- EXTRACTED DATA -
((

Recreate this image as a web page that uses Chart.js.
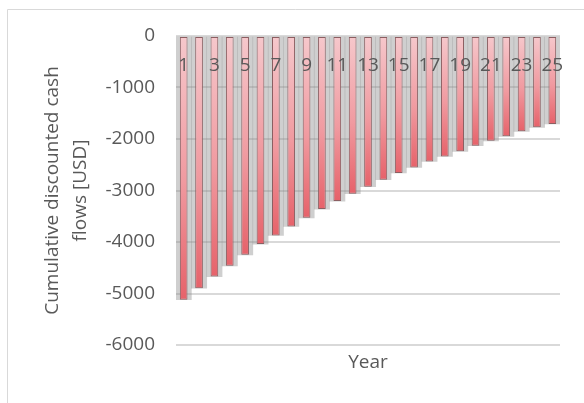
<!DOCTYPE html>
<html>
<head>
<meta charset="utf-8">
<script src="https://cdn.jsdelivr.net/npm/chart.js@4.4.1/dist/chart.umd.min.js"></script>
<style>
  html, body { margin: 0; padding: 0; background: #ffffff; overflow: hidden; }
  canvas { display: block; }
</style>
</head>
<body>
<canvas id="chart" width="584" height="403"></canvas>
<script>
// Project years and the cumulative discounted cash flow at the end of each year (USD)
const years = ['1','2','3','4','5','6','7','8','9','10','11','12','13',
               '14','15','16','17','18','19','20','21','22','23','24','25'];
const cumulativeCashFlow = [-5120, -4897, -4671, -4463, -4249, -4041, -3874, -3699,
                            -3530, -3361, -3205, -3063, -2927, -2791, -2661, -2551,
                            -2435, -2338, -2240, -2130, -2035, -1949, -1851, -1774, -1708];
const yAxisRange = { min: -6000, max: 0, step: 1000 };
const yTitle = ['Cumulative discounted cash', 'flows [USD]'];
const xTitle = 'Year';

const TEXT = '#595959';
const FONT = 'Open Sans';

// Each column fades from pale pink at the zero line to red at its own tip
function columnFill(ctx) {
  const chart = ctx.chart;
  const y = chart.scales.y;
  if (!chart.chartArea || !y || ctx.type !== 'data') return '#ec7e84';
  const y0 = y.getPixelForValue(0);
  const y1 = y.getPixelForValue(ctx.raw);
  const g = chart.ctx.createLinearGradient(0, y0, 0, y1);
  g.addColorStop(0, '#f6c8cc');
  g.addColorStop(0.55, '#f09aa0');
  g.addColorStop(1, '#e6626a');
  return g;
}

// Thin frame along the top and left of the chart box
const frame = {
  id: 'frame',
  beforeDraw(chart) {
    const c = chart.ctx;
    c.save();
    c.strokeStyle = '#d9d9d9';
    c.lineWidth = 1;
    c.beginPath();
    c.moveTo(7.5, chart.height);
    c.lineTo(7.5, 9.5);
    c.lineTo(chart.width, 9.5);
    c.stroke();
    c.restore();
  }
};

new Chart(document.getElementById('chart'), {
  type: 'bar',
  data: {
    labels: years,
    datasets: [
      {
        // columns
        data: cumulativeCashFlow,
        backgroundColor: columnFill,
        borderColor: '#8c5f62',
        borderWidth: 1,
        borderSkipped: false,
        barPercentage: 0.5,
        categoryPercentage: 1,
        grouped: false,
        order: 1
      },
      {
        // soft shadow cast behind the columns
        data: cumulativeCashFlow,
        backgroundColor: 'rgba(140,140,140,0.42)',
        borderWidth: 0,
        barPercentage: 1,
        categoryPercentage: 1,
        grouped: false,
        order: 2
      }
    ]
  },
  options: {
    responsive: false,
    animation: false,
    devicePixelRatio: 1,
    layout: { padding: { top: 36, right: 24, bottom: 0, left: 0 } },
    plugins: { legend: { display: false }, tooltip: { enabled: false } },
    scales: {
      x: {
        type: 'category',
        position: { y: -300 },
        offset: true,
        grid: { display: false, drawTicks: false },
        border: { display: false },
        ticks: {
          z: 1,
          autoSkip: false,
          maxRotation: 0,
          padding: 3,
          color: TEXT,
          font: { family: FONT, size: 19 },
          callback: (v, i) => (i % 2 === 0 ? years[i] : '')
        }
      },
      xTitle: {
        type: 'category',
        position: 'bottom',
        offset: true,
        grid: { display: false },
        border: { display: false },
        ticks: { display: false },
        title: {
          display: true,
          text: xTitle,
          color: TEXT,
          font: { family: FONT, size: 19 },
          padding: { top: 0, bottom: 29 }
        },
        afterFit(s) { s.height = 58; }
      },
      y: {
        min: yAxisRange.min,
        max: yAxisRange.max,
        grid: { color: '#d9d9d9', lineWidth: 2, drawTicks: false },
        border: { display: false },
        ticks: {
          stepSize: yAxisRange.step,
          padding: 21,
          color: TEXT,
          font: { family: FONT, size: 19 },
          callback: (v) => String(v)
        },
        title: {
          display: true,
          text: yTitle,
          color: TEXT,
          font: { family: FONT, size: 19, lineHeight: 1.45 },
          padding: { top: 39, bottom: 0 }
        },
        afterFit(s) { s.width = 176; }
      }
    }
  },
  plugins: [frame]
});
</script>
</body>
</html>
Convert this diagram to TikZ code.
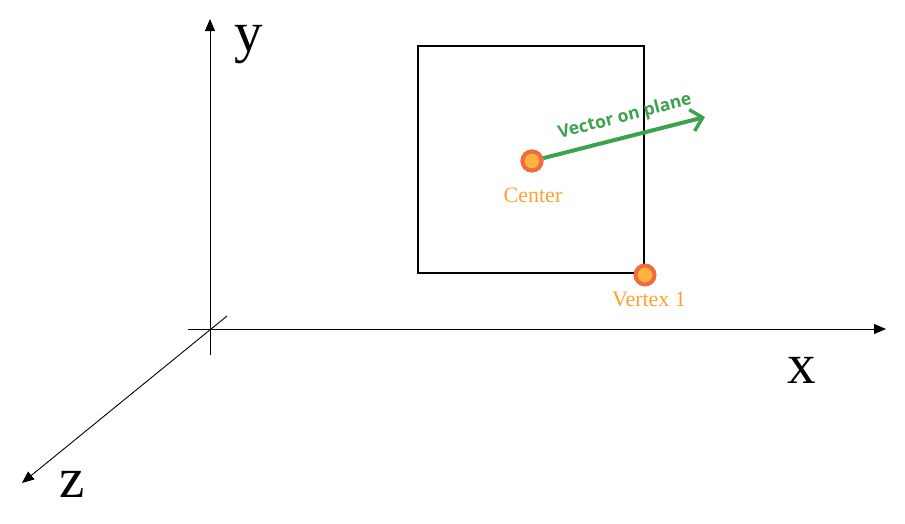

))

Give all the lines above again, character for character, without pictures.

Recreate this image as a web page that uses Chart.js.
<!DOCTYPE html>
<html>
<head>
<meta charset="utf-8">
<script src="https://cdn.jsdelivr.net/npm/chart.js@4.4.1/dist/chart.umd.min.js"></script>
<style>
  html, body { margin: 0; padding: 0; background: #ffffff; overflow: hidden; }
  canvas { display: block; }
</style>
</head>
<body>
<canvas id="chart" width="584" height="403"></canvas>
<script>
// Project years and the cumulative discounted cash flow at the end of each year (USD)
const years = ['1','2','3','4','5','6','7','8','9','10','11','12','13',
               '14','15','16','17','18','19','20','21','22','23','24','25'];
const cumulativeCashFlow = [-5120, -4897, -4671, -4463, -4249, -4041, -3874, -3699,
                            -3530, -3361, -3205, -3063, -2927, -2791, -2661, -2551,
                            -2435, -2338, -2240, -2130, -2035, -1949, -1851, -1774, -1708];
const yAxisRange = { min: -6000, max: 0, step: 1000 };
const yTitle = ['Cumulative discounted cash', 'flows [USD]'];
const xTitle = 'Year';

const TEXT = '#595959';
const FONT = 'Open Sans';

// Each column fades from pale pink at the zero line to red at its own tip
function columnFill(ctx) {
  const chart = ctx.chart;
  const y = chart.scales.y;
  if (!chart.chartArea || !y || ctx.type !== 'data') return '#ec7e84';
  const y0 = y.getPixelForValue(0);
  const y1 = y.getPixelForValue(ctx.raw);
  const g = chart.ctx.createLinearGradient(0, y0, 0, y1);
  g.addColorStop(0, '#f6c8cc');
  g.addColorStop(0.55, '#f09aa0');
  g.addColorStop(1, '#e6626a');
  return g;
}

// Thin frame along the top and left of the chart box
const frame = {
  id: 'frame',
  beforeDraw(chart) {
    const c = chart.ctx;
    c.save();
    c.strokeStyle = '#d9d9d9';
    c.lineWidth = 1;
    c.beginPath();
    c.moveTo(7.5, chart.height);
    c.lineTo(7.5, 9.5);
    c.lineTo(chart.width, 9.5);
    c.stroke();
    c.restore();
  }
};

new Chart(document.getElementById('chart'), {
  type: 'bar',
  data: {
    labels: years,
    datasets: [
      {
        // columns
        data: cumulativeCashFlow,
        backgroundColor: columnFill,
        borderColor: '#8c5f62',
        borderWidth: 1,
        borderSkipped: false,
        barPercentage: 0.5,
        categoryPercentage: 1,
        grouped: false,
        order: 1
      },
      {
        // soft shadow cast behind the columns
        data: cumulativeCashFlow,
        backgroundColor: 'rgba(140,140,140,0.42)',
        borderWidth: 0,
        barPercentage: 1,
        categoryPercentage: 1,
        grouped: false,
        order: 2
      }
    ]
  },
  options: {
    responsive: false,
    animation: false,
    devicePixelRatio: 1,
    layout: { padding: { top: 36, right: 24, bottom: 0, left: 0 } },
    plugins: { legend: { display: false }, tooltip: { enabled: false } },
    scales: {
      x: {
        type: 'category',
        position: { y: -300 },
        offset: true,
        grid: { display: false, drawTicks: false },
        border: { display: false },
        ticks: {
          z: 1,
          autoSkip: false,
          maxRotation: 0,
          padding: 3,
          color: TEXT,
          font: { family: FONT, size: 19 },
          callback: (v, i) => (i % 2 === 0 ? years[i] : '')
        }
      },
      xTitle: {
        type: 'category',
        position: 'bottom',
        offset: true,
        grid: { display: false },
        border: { display: false },
        ticks: { display: false },
        title: {
          display: true,
          text: xTitle,
          color: TEXT,
          font: { family: FONT, size: 19 },
          padding: { top: 0, bottom: 29 }
        },
        afterFit(s) { s.height = 58; }
      },
      y: {
        min: yAxisRange.min,
        max: yAxisRange.max,
        grid: { color: '#d9d9d9', lineWidth: 2, drawTicks: false },
        border: { display: false },
        ticks: {
          stepSize: yAxisRange.step,
          padding: 21,
          color: TEXT,
          font: { family: FONT, size: 19 },
          callback: (v) => String(v)
        },
        title: {
          display: true,
          text: yTitle,
          color: TEXT,
          font: { family: FONT, size: 19, lineHeight: 1.45 },
          padding: { top: 39, bottom: 0 }
        },
        afterFit(s) { s.width = 176; }
      }
    }
  },
  plugins: [frame]
});
</script>
</body>
</html>
Convert this diagram to TikZ code.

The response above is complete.